作者: choi    时间: 1-17-2014 17:33
标题: US Films and Audiences Abroad
本帖最后由 choi 于 1-17-2014 17:37 编辑

Jeffrey Fleishman, From 'Titanic' with Buddhist monks to Spielberg in Saudi Arabia; Perspective: A foreign correspondent sees US films with audiences abroad — 'Eyes Wide Shut' in Italy, 'Cloverfield' in Iraq — and considers their effects. Los Angeles Times, Jan 17, 2014 (For Sunday newspaper, Jan 19; available now).
www.latimes.com/entertainment/mo ... iraq-italy-20140119,0,6127849.story

Quote:

"Once again I was struck, as I had been time and again living abroad as a foreign correspondent, by the power that an American film has on the global imagination.
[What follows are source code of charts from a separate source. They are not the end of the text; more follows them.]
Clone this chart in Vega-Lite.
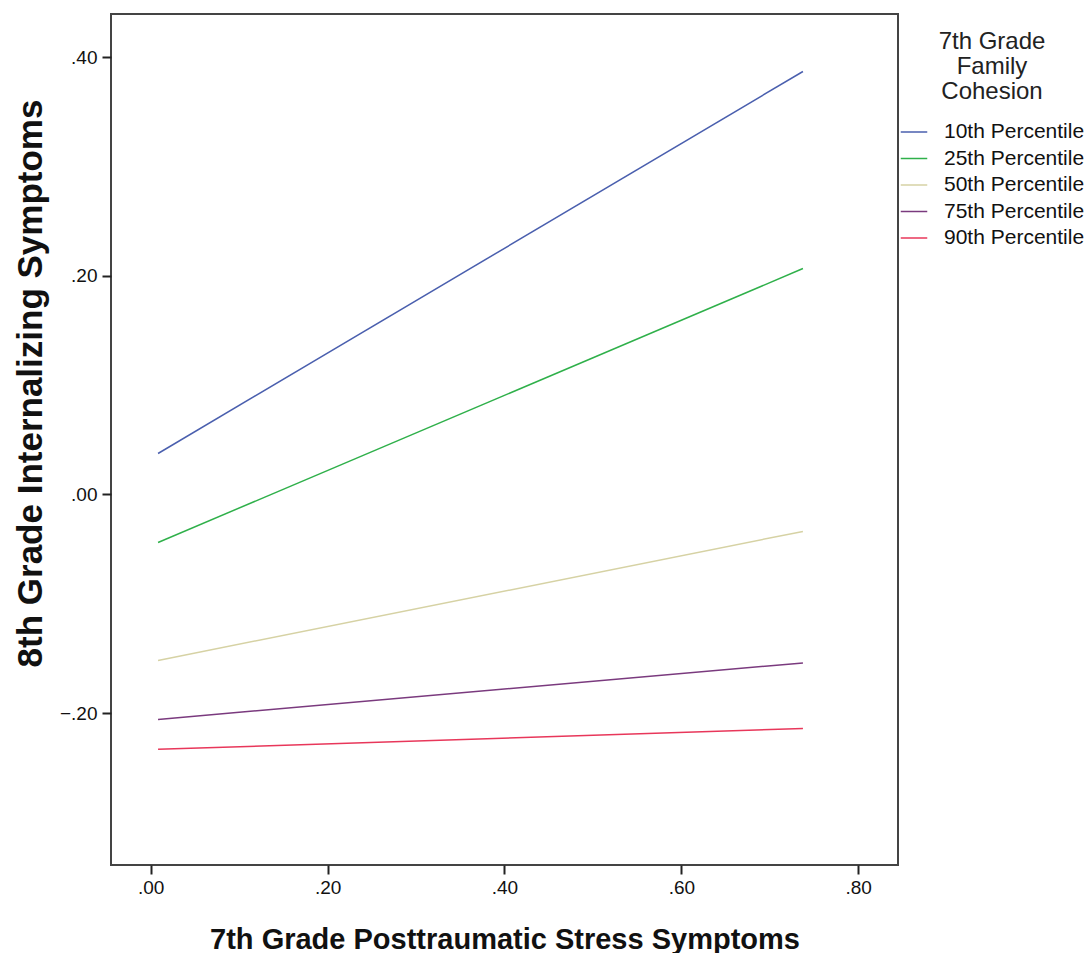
{
  "$schema": "https://vega.github.io/schema/vega-lite/v6.json",
  "width": 787,
  "height": 851,
  "autosize": "none",
  "padding": {"left": 111, "top": 14, "right": 190, "bottom": 88},
  "background": "white",
  "config": {
    "font": "Liberation Sans",
    "view": {"stroke": "#444444", "strokeWidth": 2}
  },
  "data": {
    "values": [
      {"pts": 0.0083, "int": 0.0375, "cohesion": "10th Percentile"},
      {"pts": 0.7375, "int": 0.387, "cohesion": "10th Percentile"},
      {"pts": 0.0083, "int": -0.0439, "cohesion": "25th Percentile"},
      {"pts": 0.7375, "int": 0.2067, "cohesion": "25th Percentile"},
      {"pts": 0.0083, "int": -0.1518, "cohesion": "50th Percentile"},
      {"pts": 0.7375, "int": -0.0338, "cohesion": "50th Percentile"},
      {"pts": 0.0083, "int": -0.2058, "cohesion": "75th Percentile"},
      {"pts": 0.7375, "int": -0.1541, "cohesion": "75th Percentile"},
      {"pts": 0.0083, "int": -0.2332, "cohesion": "90th Percentile"},
      {"pts": 0.7375, "int": -0.214, "cohesion": "90th Percentile"}
    ]
  },
  "mark": {"type": "line", "strokeWidth": 1.5, "clip": true},
  "encoding": {
    "x": {
      "field": "pts",
      "type": "quantitative",
      "scale": {"domain": [-0.0449, 0.845], "nice": false, "zero": false},
      "axis": {
        "title": "7th Grade Posttraumatic Stress Symptoms",
        "values": [0, 0.2, 0.4, 0.6, 0.8],
        "labelExpr": "replace(format(datum.value, '.2f'), '0.', '.')",
        "grid": false,
        "domain": false,
        "tickColor": "#222222",
        "tickWidth": 2,
        "tickSize": 9,
        "labelFontSize": 19,
        "labelColor": "#111111",
        "labelPadding": 4,
        "titleFontSize": 29,
        "titleFontWeight": "bold",
        "titleColor": "#111111",
        "titleBaseline": "middle",
        "titleY": 74
      }
    },
    "y": {
      "field": "int",
      "type": "quantitative",
      "scale": {"domain": [-0.339, 0.4396], "nice": false, "zero": false},
      "axis": {
        "title": "8th Grade Internalizing Symptoms",
        "values": [-0.2, 0, 0.2, 0.4],
        "labelExpr": "replace(format(datum.value, '.2f'), '0.', '.')",
        "grid": false,
        "domain": false,
        "tickColor": "#222222",
        "tickWidth": 2,
        "tickSize": 9,
        "labelFontSize": 19,
        "labelColor": "#111111",
        "labelPadding": 5,
        "titleFontSize": 35,
        "titleFontWeight": "bold",
        "titleColor": "#111111",
        "titleAngle": -90,
        "titleBaseline": "middle",
        "titleAlign": "center",
        "titleX": -81,
        "titleY": 369
      }
    },
    "color": {
      "field": "cohesion",
      "type": "nominal",
      "scale": {
        "domain": ["10th Percentile", "25th Percentile", "50th Percentile", "75th Percentile", "90th Percentile"],
        "range": ["#4a5fae", "#2fb04a", "#d6d2a4", "#7a3a7e", "#e8375a"]
      },
      "legend": {
        "title": ["7th Grade", "Family", "Cohesion"],
        "orient": "none",
        "legendX": 789,
        "legendY": 16,
        "titleFontSize": 24,
        "titleFontWeight": "normal",
        "titleColor": "#222222",
        "titleLineHeight": 25,
        "titleAlign": "center",
        "titleAnchor": "middle",
        "titlePadding": 14,
        "labelFontSize": 21,
        "labelColor": "#111111",
        "labelOffset": 16,
        "symbolType": "stroke",
        "symbolSize": 702,
        "symbolStrokeWidth": 1.5,
        "rowPadding": 2.5
      }
    }
  }
}
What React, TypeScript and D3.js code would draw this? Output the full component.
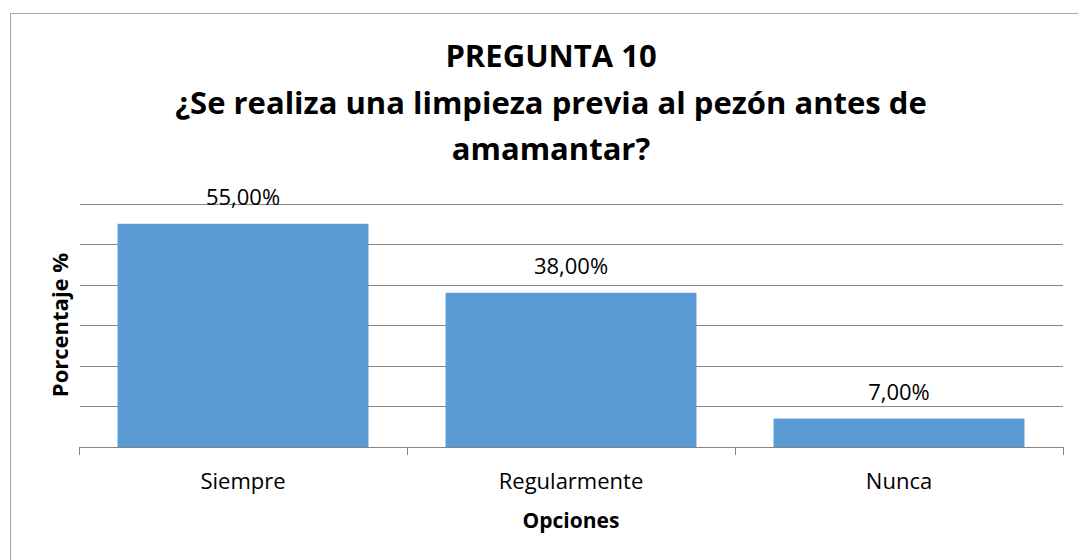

"Hollywood's foreign box office, which increasingly drives the business, reached $23.9 billion in 2012, or about 69% of all international ticket sales

Note:
(a) Please read only the first four, and the last, paragraphs--about a Tibetan audience, in Dharamsala, India. The rest is disorganized and sentimental.

(b) "In a canvas tent in the Himalayan foothills, where winter breaths drifted in the twilight, Tibetan monks, their feet dangling from benches, watched a pirated copy of 'Titanic.' The diminutive men, camped along a rutted road leading to the Dalai Lama's residence in exile near Dharamsala, India, did not understand what Kate Winslet and Leonardo DiCaprio were saying. But they knew the sleek black steel and tinkling jewelry were sailing toward doom. * * * and their small, mystical world quieted as the ocean liner pitched and descended spear-like into the icy depths."
(i) Dharamsala
en.wikipedia.org/wiki/Dharamsala
(in the Indian state of Himachal Pradesh; section 2 Etymology)
(ii) sleek black steel = Titanic the ship
(iii) tinkle (vi, vt; of imitative origin): "to make sounds like the sounds of a small bell"
www.merriam-webster.com/dictionary/tinkle

= jingle
(iv) pitch (vi; Middle English pichen to thrust, drive, fix firmly, probably from Old English *piccan, from Vulgar Latin *piccare — more at PIKE):
"1b(1) of a ship :  to have the bow alternately plunge precipitately and rise abruptly (2) of an aircraft, missile, or spacecraft :  to turn about a lateral axis so that the forward end rises or falls in relation to the after end
* * *
5a :  to throw a ball to a batter"
www.merriam-webster.com/dictionary/pitch

* Aircraft principal axes
en.wikipedia.org/wiki/Aircraft_principal_axes
(diagram and animations)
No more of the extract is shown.